Add an A to agoraphobic

December 2011

On our way to buy hardtack the other day, my consort and I stopped at an NYPL branch to return a carefully culled DVD and by chance found “City Island” on the shelf. I remembered several touts by our co-op’s own private Ebert, the Sun-thru-Thurs elevator operator whose taste is unerringly right-on, so we brought it home and watched it with great pleasure. Now all I want to know is why NPR’s producers weren’t mentioning it in their segment on the Butter Guzzler, the one that alleged her appeal is to “people who live alone or have fractured families.” I suspect what’s up is more the feeder/feedee dynamic the filmmaker ID’d in his quest for an obese actress in a celluloid world where 170 pounds is deemed over the top.
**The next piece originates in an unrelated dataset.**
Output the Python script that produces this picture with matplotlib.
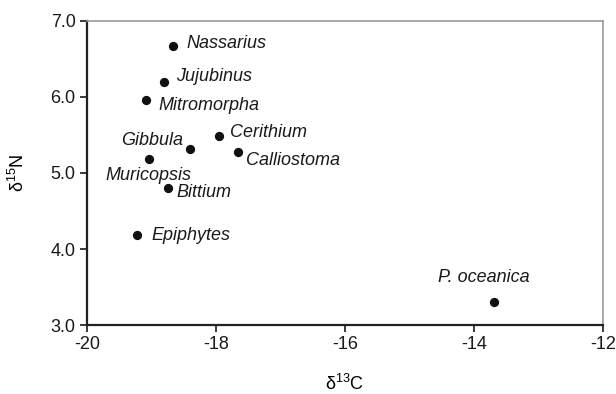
import numpy as np
import matplotlib.pyplot as plt

plt.rcParams['font.family'] = ['Liberation Sans', 'DejaVu Sans']

names = ['Nassarius', 'Jujubinus', 'Mitromorpha', 'Cerithium', 'Calliostoma',
         'Gibbula', 'Muricopsis', 'Bittium', 'Epiphytes', 'P. oceanica']
d13c = [-18.67, -18.81, -19.09, -17.95, -17.66, -18.40, -19.04, -18.74, -19.22, -13.69]
d15n = [6.67, 6.20, 5.96, 5.48, 5.27, 5.32, 5.18, 4.80, 4.18, 3.30]

# label offsets in points (dx, dy) and alignment
offsets = {
    'Nassarius': (10, 2, 'left'),
    'Jujubinus': (9, 4, 'left'),
    'Mitromorpha': (9, -4, 'left'),
    'Cerithium': (8, 3, 'left'),
    'Calliostoma': (6, -6, 'left'),
    'Gibbula': (-5, 6, 'right'),
    'Muricopsis': (0, -12, 'center'),
    'Bittium': (6, -3, 'left'),
    'Epiphytes': (10, 0, 'left'),
    'P. oceanica': (-7, 18, 'center'),
}

fig = plt.figure(figsize=(6.16, 3.94), dpi=100)
ax = fig.add_axes([0.141, 0.175, 0.838, 0.772])

ax.scatter(d13c, d15n, s=32, color='#111111', zorder=3)
for n, x, y in zip(names, d13c, d15n):
    dx, dy, ha = offsets[n]
    ax.annotate(n, (x, y), xytext=(dx, dy), textcoords='offset points',
                ha=ha, va='center', fontsize=13, style='italic', color='#1a1a1a')

ax.set_xlim(-20, -12)
ax.set_ylim(3.0, 7.0)
ax.set_xticks([-20, -18, -16, -14, -12])
ax.set_xticklabels(['-20', '-18', '-16', '-14', '-12'])
ax.set_yticks([3, 4, 5, 6, 7])
ax.set_yticklabels(['3.0', '4.0', '5.0', '6.0', '7.0'])
ax.tick_params(direction='out', length=5, width=1.2, labelsize=13, colors='#1a1a1a', pad=3)

for s in ['left', 'bottom']:
    ax.spines[s].set_color('#222222')
    ax.spines[s].set_linewidth(1.6)
for s in ['top', 'right']:
    ax.spines[s].set_color('#999999')
    ax.spines[s].set_linewidth(1.2)

ax.set_xlabel(r'$\mathregular{\delta^{13}C}$', fontsize=13, labelpad=15)
ax.set_ylabel(r'$\mathregular{\delta^{15}N}$', fontsize=13, labelpad=16)

fig.savefig('out.png', dpi=100)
And I don’t even want to  delve into how Liberace had the same appeal to my lonely mom after her nine pregnancies in 8 1/2 years . . .
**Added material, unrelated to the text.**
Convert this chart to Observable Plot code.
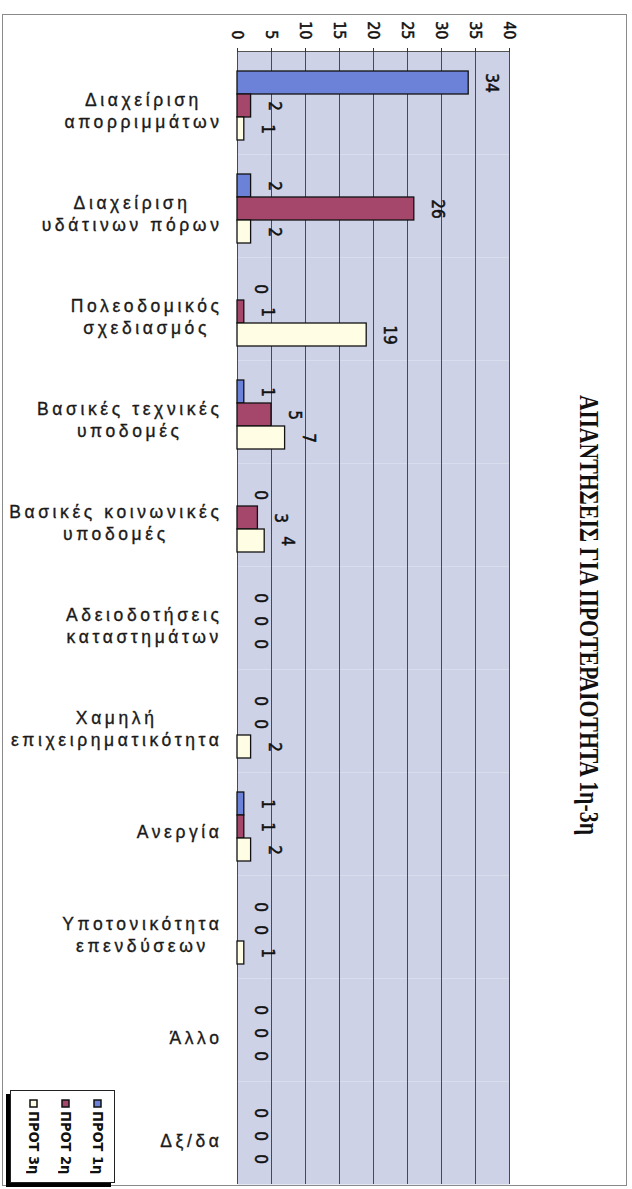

“To be immortal you have to be dead”

January 2010

If I were the despairing kind, I’d be socking back the bourbon these days. The founder of one of the literally shittiest food businesses in the country kicks off, and he’s the taco-talk of Twitter, rates obits in legitimate papers and was probably all over the teevee, too. Then one of the most influential Southern cookbook authors and cooking teachers dies at 100 and gives new meaning to “joining the choir invisible.” Camille Glenn’s hometown papers gave her sendoffs, but farther afield it’s as if she never lived. Once again, I’m very glad I’m old and won’t be around when Rachael and Paula kick the EVO/butter bucket. . .
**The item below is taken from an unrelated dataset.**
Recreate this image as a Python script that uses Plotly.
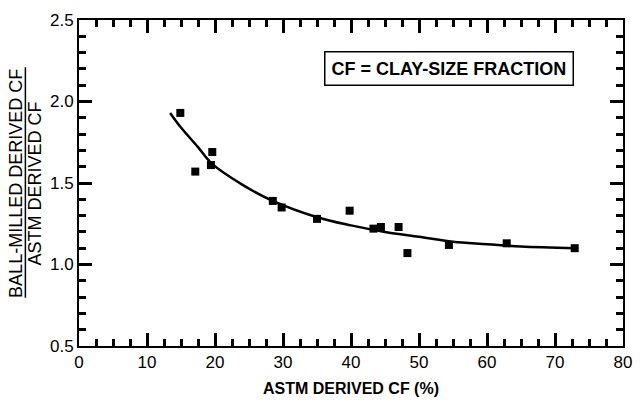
import plotly.graph_objects as go

# Measured ratios: ball-milled derived CF / ASTM derived CF
astm_cf = [14.9, 17.1, 19.4, 19.6, 28.5, 29.8, 35.0, 39.8, 43.3, 44.4, 47.0, 48.3, 54.4, 62.9, 72.9]
ratio = [1.93, 1.57, 1.61, 1.69, 1.39, 1.35, 1.28, 1.33, 1.22, 1.23, 1.23, 1.07, 1.12, 1.13, 1.10]

# Trend curve drawn through the data
trend_x = [13.4, 15.0, 17.5, 19.5, 24.0, 28.5, 35.0, 40.0, 45.0, 50.0, 55.0, 60.0, 65.0, 73.0]
trend_y = [1.93, 1.84, 1.72, 1.62, 1.49, 1.39, 1.29, 1.24, 1.20, 1.17, 1.14, 1.125, 1.11, 1.10]

x_range = [0, 80]
y_range = [0.5, 2.5]

FONT = "Liberation Sans, Arial, sans-serif"

fig = go.Figure()
fig.add_trace(go.Scatter(
    x=trend_x, y=trend_y, mode="lines",
    line=dict(color="black", width=2.5, shape="spline", smoothing=1.0),
    showlegend=False, hoverinfo="skip",
))
fig.add_trace(go.Scatter(
    x=astm_cf, y=ratio, mode="markers",
    marker=dict(symbol="square", size=8, color="black"),
    showlegend=False,
))
# the same data placed on the extra frame axes so they are laid out
for n in (2, 3, 4):
    fig.add_trace(go.Scatter(
        x=astm_cf, y=ratio, xaxis=f"x{n}", yaxis=f"y{n}", mode="markers",
        marker=dict(size=1, opacity=0), showlegend=False, hoverinfo="skip",
    ))

def frame_axis(rng, tick0, dtick, ticklen, tickwidth, **extra):
    return dict(
        range=rng, tickmode="linear", tick0=tick0, dtick=dtick,
        showgrid=False, zeroline=False, showline=True, linecolor="black",
        linewidth=2, mirror="allticks", ticks="inside", tickcolor="black",
        tickwidth=tickwidth, ticklen=ticklen, **extra,
    )

label_font = dict(family=FONT, size=17, color="black")

fig.update_layout(
    # major ticks (every 10 / every 0.5) with labels
    xaxis=frame_axis(x_range, 0, 10, 13, 3, tickfont=label_font),
    yaxis=frame_axis(y_range, 0.5, 0.5, 13, 3, tickformat=".1f", tickfont=label_font),
    # opposite-side copies of the major ticks
    xaxis2=frame_axis(x_range, 0, 10, 13, 3, overlaying="x", side="top",
                      anchor="y2", showticklabels=False),
    yaxis2=frame_axis(y_range, 0.5, 0.5, 13, 3, overlaying="y", side="right",
                      anchor="x2", showticklabels=False),
    # minor ticks (every 2.5 / every 0.1)
    xaxis3=frame_axis(x_range, 0, 2.5, 7, 3, overlaying="x", side="bottom",
                      anchor="y3", showticklabels=False),
    yaxis3=frame_axis(y_range, 0.5, 0.1, 7, 3, overlaying="y", side="left",
                      anchor="x3", showticklabels=False),
    xaxis4=frame_axis(x_range, 0, 2.5, 7, 3, overlaying="x", side="top",
                      anchor="y4", showticklabels=False),
    yaxis4=frame_axis(y_range, 0.5, 0.1, 7, 3, overlaying="y", side="right",
                      anchor="x4", showticklabels=False),
)

annotations = [
    dict(text="<b>ASTM DERIVED CF (%)</b>", xref="paper", yref="paper",
         x=0.5, y=-0.13, showarrow=False, xanchor="center", yanchor="middle",
         font=dict(family=FONT, size=16, color="black")),
    dict(text="BALL-MILLED DERIVED CF", xref="paper", yref="paper",
         x=-0.116, y=0.5, textangle=-90, showarrow=False,
         xanchor="center", yanchor="middle",
         font=dict(family=FONT, size=18, color="black")),
    dict(text="ASTM DERIVED CF", xref="paper", yref="paper",
         x=-0.08, y=0.5, textangle=-90, showarrow=False,
         xanchor="center", yanchor="middle",
         font=dict(family=FONT, size=18, color="black")),
    dict(text="<b>CF = CLAY-SIZE FRACTION</b>", xref="paper", yref="paper",
         x=(455 - 79) / 553, y=(346 - 64) / 331, showarrow=False,
         xanchor="center", yanchor="middle",
         bordercolor="black", borderwidth=1.5, borderpad=6, bgcolor="white",
         font=dict(family=FONT, size=18, color="black")),
]

shapes = [
    # fraction bar of the y-axis title
    dict(type="line", xref="paper", yref="paper",
         x0=(24.5 - 79) / 553, x1=(24.5 - 79) / 553,
         y0=(346 - 297) / 331, y1=(346 - 63) / 331,
         line=dict(color="black", width=1.5)),
]

fig.update_layout(
    width=643, height=402,
    margin=dict(l=79, r=11, t=15, b=56),
    paper_bgcolor="white", plot_bgcolor="white",
    annotations=annotations, shapes=shapes,
    font=dict(family=FONT, color="black"),
)

fig.write_html("out.html")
At least the writer of one of the most compelling food songs ever warranted international attention once she was no longer among the singing, but she was smart enough to leave two super-talented children behind. “Leftovers with mashed potatoes” really is an eloquent expression of what eating involves beyond sustenance. And somehow I suspect she lived a richer life than her ex with his “how many patty melts can one man eat?”

Or, as they text it, ho

September 2008

I see Andrew Cuomo’s paramour is getting her own magazine, which means more trees will be squandered for pap, more oil will be wasted getting said pap from printing plant to newsstands. If they want to publish, have her people not thought about matching the content to the carrier with this crazy new thing called Twitter? You don’t even have to make it from scratch.

Look into his eyes

March 2008

I halfway hate to say anything positive on my home page because it might confuse the fucktards who read no deeper, but the worse industrial meat (and eggs, and milk, and cheese) looks, the better I feel about the future of small farmers. My new addiction is the bacon from Flying Pigs I buy at the Greenmarket on 97th Street on Fridays. It’s not as smoky-tasting as Niman Ranch’s, but it has amazingly clean, meaty flavor and doesn’t all cook away even if you like it crispy. The copious drippings are phenomenal in refried beans, as you might expect from a place that makes outstanding lard. But the best thing about buying it is buying it. The farmer who produces it actually sells it, and the last time I stopped for some in the bitter cold he offered me a choice of three packages, light to heavy. I asked if there was any difference, and he said only in the proportion of fat to lean and the size of the strips. “It all depends on the pig,” he added. Unspoken was the truth that he knew each of those heritage pigs before they were bacon. Somehow I don’t think surveillance cameras in slaughterhouses are going to clean up the food supply. It will have to happen one conscience at a time. And if bacon priced humanely sounds too elitist, there are always bean burritos.